12 If he does not relent,
he will sharpen his sword;
he will bend and string his bow.
13 He has prepared his deadly weapons;
he makes ready his flaming arrows.
14 Whoever is pregnant with evil
conceives trouble and gives birth to disillusionment.
15 Whoever digs a hole and scoops it out
falls into the pit they have made.
16 The trouble they cause recoils on them;
their violence comes down on their own heads.
17 I will give thanks to the Lord because of his righteousness;
I will sing the praises of the name of the Lord Most High.” (NIV)
What does a person do if he/she finds themselves in a distressing situation like this? And there must have been numerous people over the ages who could have identified with David. Maybe you are one of them. So, the question is, what did David do?
Well, obviously the first thing he does here is to pray. He cries out to God concerning the situation. He tells God everything, holding nothing back. He turns to the only One whom he knows really understands what this is all about. Understands like no one else.
But, why should David consider it to be a priority to pray before, for example, he gets himself a lawyer and seeks witnesses, etc. (all useful at times)? Let him explain:
Because he knows God! Firstly, as his “refuge” (v 1). He says, “O Lord my God, I turn aside to hide my soul in you. I trust you to save me…” (TPT). He then calls him “my Shield” (v 10), or as the TPT says: “God, your wrap-around presence is my protection, and my defence. You bring victory to all who reach out to you” (v 10). David knows who to go to in order to be in safe hands! In other psalms, he calls God his “fortress” into which he runs for safety in an attack.

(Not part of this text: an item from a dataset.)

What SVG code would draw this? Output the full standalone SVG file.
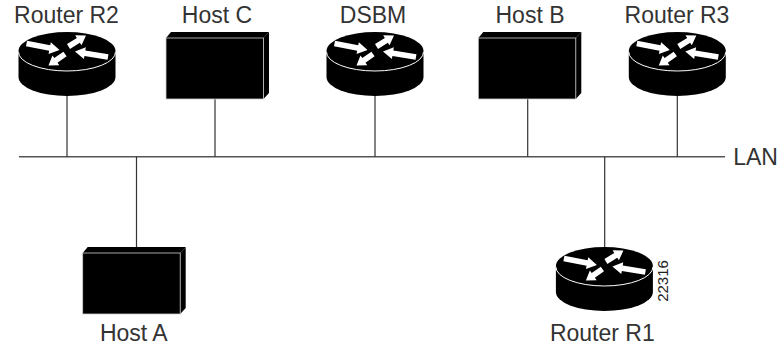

And what else is it about God’s character that is so very relevant to him and gives him confidence? David knows that He alone is “righteous”. He says:
“For you are the righteous God, the Soul-Searcher, who looks deep into every heart to examine the thoughts and motives…Righteousness is revealed every time you judge, Because of the strength of your forgiveness, your anger does not break out every day, even though you are a righteous judge” (v 9b, 11 TPT) David knows that the judgement delivered by God will always be right! And so he is able to conclude, “I will give thanks to the Lord because of his righteousness;
I will sing the praises of the name of the Lord Most High.” (v 17 NIV)
Whatever our situation, whether it involves false accusations or any other evil thing, our first priority is always to pray. But in praying, recognize who we are praying to. Who our God is. What the defining characteristics of this God are that we are praying to, and why we can therefore be confident and trust him to “make everything right in the end” (v 17 TPT).
Tremper Longman concludes:
“With Jesus’ advent…[this prayer psalm take on a new significance]…The Christian too is engaged in a battle, but against ‘the rulers…authorities…the powers of this dark world and against the spiritual forces of evil in the heavenly realm’ (Eph. 6:12). The Christian now prays Psalm 7 with this battle in mind, knowing that Jesus contends on their behalf” and will ultimately “return as a Warrior [note the language of Psalm 7:11-13] to render final judgement against all human and spiritual enemies (Rev. 19:11-21). “ (see references # 30)
Father, thank you that you are our “refuge”, our “shield”, and you are the only true “righteous judge”. In you we trust. Enable us, whatever the circumstances, to remember to always run to you, “my loving God and my fortress, my stronghold and my deliverer, my shield, in whom I take refuge…” (Psalm 144:2). Amen.